## START Material provided
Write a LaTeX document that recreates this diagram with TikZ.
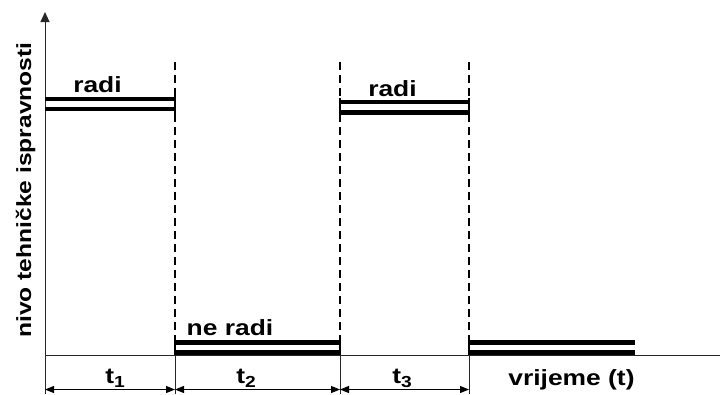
\documentclass[tikz,border=0pt]{standalone}
\usepackage{fontspec}
\setmainfont{Liberation Sans}
\usetikzlibrary{arrows.meta}
\newcommand{\wide}[1]{\scalebox{1.2}[1]{#1}}
\newcommand{\tsub}[2]{\wide{#1\raisebox{-4pt}{\fontsize{16}{18}\selectfont #2}}}
\begin{document}
\begin{tikzpicture}[x=1pt,y=-1pt,
  axis/.style={line width=1pt, draw=black!85},
  bar/.style={line width=4.6pt, line cap=butt},
  guide/.style={line width=1.8pt, dash pattern=on 8pt off 5pt},
  endtick/.style={line width=1.8pt},
  dim/.style={line width=0.9pt, {Triangle[length=9pt,width=7pt]}-{Triangle[length=9pt,width=7pt]}},
  lbl/.style={font=\fontsize{22}{26}\selectfont\bfseries, inner sep=0pt, anchor=base},
]
\useasboundingbox (0,0) rectangle (720,394);
% axes
\coordinate (t0) at (45,355);
\coordinate (t1) at (175,355);
\coordinate (t2) at (340,355);
\coordinate (t3) at (469,355);
\coordinate (xend) at (720,355);
\coordinate (ytop) at (45,12);
\coordinate (ybot) at (45,394);
\draw[axis] (t0) -- (xend);
\draw[axis,-{Triangle[length=10pt,width=9pt]}] (ybot) -- (ytop);
% ticks below axis
\coordinate (b1) at (175,394);
\coordinate (b2) at (340,394);
\coordinate (b3) at (469,394);
\draw[axis] (t1) -- (b1);
\draw[axis] (t2) -- (b2);
\draw[axis] (t3) -- (b3);
% dashed guides
\coordinate (g1) at (175,62);
\coordinate (g2) at (340,62);
\coordinate (g3) at (469,62);
\draw[guide] (g1) -- (t1);
\draw[guide] (g2) -- (t2);
\draw[guide] (g3) -- (t3);
% bars: segment 1 (radi)
\draw[bar] (45,99) -- (175,99);
\draw[bar] (45,109) -- (175,109);
\draw[endtick] (175,95) -- (175,116);
% segment 2 (ne radi)
\draw[bar] (175,342.5) -- (340,342.5);
\draw[bar] (175,352.5) -- (340,352.5);
\draw[endtick] (175,337) -- (175,355);
\draw[endtick] (340,337) -- (340,355);
% segment 3 (radi)
\draw[bar] (340,102) -- (469,102);
\draw[bar] (340,112.5) -- (469,112.5);
\draw[endtick] (340,98) -- (340,117);
\draw[endtick] (469,98) -- (469,117);
% segment 4
\draw[bar] (469,342.5) -- (635,342.5);
\draw[bar] (469,352.5) -- (635,352.5);
\draw[endtick] (469,337) -- (469,355);
% dimension arrows
\coordinate (d0) at (45,389.5);
\coordinate (d1) at (175,389.5);
\coordinate (d2) at (340,389.5);
\coordinate (d3) at (469,389.5);
\draw[dim] (d0) -- (d1);
\draw[dim] (d1) -- (d2);
\draw[dim] (d2) -- (d3);
% labels
\node[lbl] (radiA) at (97.5,92) {\wide{radi}};
\node[lbl] (radiB) at (392.5,96) {\wide{radi}};
\node[lbl] (neradi) at (230,335) {\wide{ne radi}};
\node[lbl] (vrijeme) at (571.5,385) {\wide{vrijeme (t)}};
\node[lbl] (lt1) at (115,383) {\tsub{t}{1}};
\node[lbl] (lt2) at (246,383) {\tsub{t}{2}};
\node[lbl] (lt3) at (402,383) {\tsub{t}{3}};
\node[lbl, font=\fontsize{20.5}{24}\selectfont\bfseries, rotate=90] (ylab) at (31,190) {\wide{nivo tehničke ispravnosti}};
\end{tikzpicture}
\end{document}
## END Material provided
* **Task brief**
Print the complete listing exactly, apart from any pictures.

* **Problem solution**
Write a LaTeX document that recreates this diagram with TikZ.
\documentclass[tikz,border=0pt]{standalone}
\usepackage{fontspec}
\setmainfont{Liberation Sans}
\usetikzlibrary{arrows.meta}
\newcommand{\wide}[1]{\scalebox{1.2}[1]{#1}}
\newcommand{\tsub}[2]{\wide{#1\raisebox{-4pt}{\fontsize{16}{18}\selectfont #2}}}
\begin{document}
\begin{tikzpicture}[x=1pt,y=-1pt,
  axis/.style={line width=1pt, draw=black!85},
  bar/.style={line width=4.6pt, line cap=butt},
  guide/.style={line width=1.8pt, dash pattern=on 8pt off 5pt},
  endtick/.style={line width=1.8pt},
  dim/.style={line width=0.9pt, {Triangle[length=9pt,width=7pt]}-{Triangle[length=9pt,width=7pt]}},
  lbl/.style={font=\fontsize{22}{26}\selectfont\bfseries, inner sep=0pt, anchor=base},
]
\useasboundingbox (0,0) rectangle (720,394);
% axes
\coordinate (t0) at (45,355);
\coordinate (t1) at (175,355);
\coordinate (t2) at (340,355);
\coordinate (t3) at (469,355);
\coordinate (xend) at (720,355);
\coordinate (ytop) at (45,12);
\coordinate (ybot) at (45,394);
\draw[axis] (t0) -- (xend);
\draw[axis,-{Triangle[length=10pt,width=9pt]}] (ybot) -- (ytop);
% ticks below axis
\coordinate (b1) at (175,394);
\coordinate (b2) at (340,394);
\coordinate (b3) at (469,394);
\draw[axis] (t1) -- (b1);
\draw[axis] (t2) -- (b2);
\draw[axis] (t3) -- (b3);
% dashed guides
\coordinate (g1) at (175,62);
\coordinate (g2) at (340,62);
\coordinate (g3) at (469,62);
\draw[guide] (g1) -- (t1);
\draw[guide] (g2) -- (t2);
\draw[guide] (g3) -- (t3);
% bars: segment 1 (radi)
\draw[bar] (45,99) -- (175,99);
\draw[bar] (45,109) -- (175,109);
\draw[endtick] (175,95) -- (175,116);
% segment 2 (ne radi)
\draw[bar] (175,342.5) -- (340,342.5);
\draw[bar] (175,352.5) -- (340,352.5);
\draw[endtick] (175,337) -- (175,355);
\draw[endtick] (340,337) -- (340,355);
% segment 3 (radi)
\draw[bar] (340,102) -- (469,102);
\draw[bar] (340,112.5) -- (469,112.5);
\draw[endtick] (340,98) -- (340,117);
\draw[endtick] (469,98) -- (469,117);
% segment 4
\draw[bar] (469,342.5) -- (635,342.5);
\draw[bar] (469,352.5) -- (635,352.5);
\draw[endtick] (469,337) -- (469,355);
% dimension arrows
\coordinate (d0) at (45,389.5);
\coordinate (d1) at (175,389.5);
\coordinate (d2) at (340,389.5);
\coordinate (d3) at (469,389.5);
\draw[dim] (d0) -- (d1);
\draw[dim] (d1) -- (d2);
\draw[dim] (d2) -- (d3);
% labels
\node[lbl] (radiA) at (97.5,92) {\wide{radi}};
\node[lbl] (radiB) at (392.5,96) {\wide{radi}};
\node[lbl] (neradi) at (230,335) {\wide{ne radi}};
\node[lbl] (vrijeme) at (571.5,385) {\wide{vrijeme (t)}};
\node[lbl] (lt1) at (115,383) {\tsub{t}{1}};
\node[lbl] (lt2) at (246,383) {\tsub{t}{2}};
\node[lbl] (lt3) at (402,383) {\tsub{t}{3}};
\node[lbl, font=\fontsize{20.5}{24}\selectfont\bfseries, rotate=90] (ylab) at (31,190) {\wide{nivo tehničke ispravnosti}};
\end{tikzpicture}
\end{document}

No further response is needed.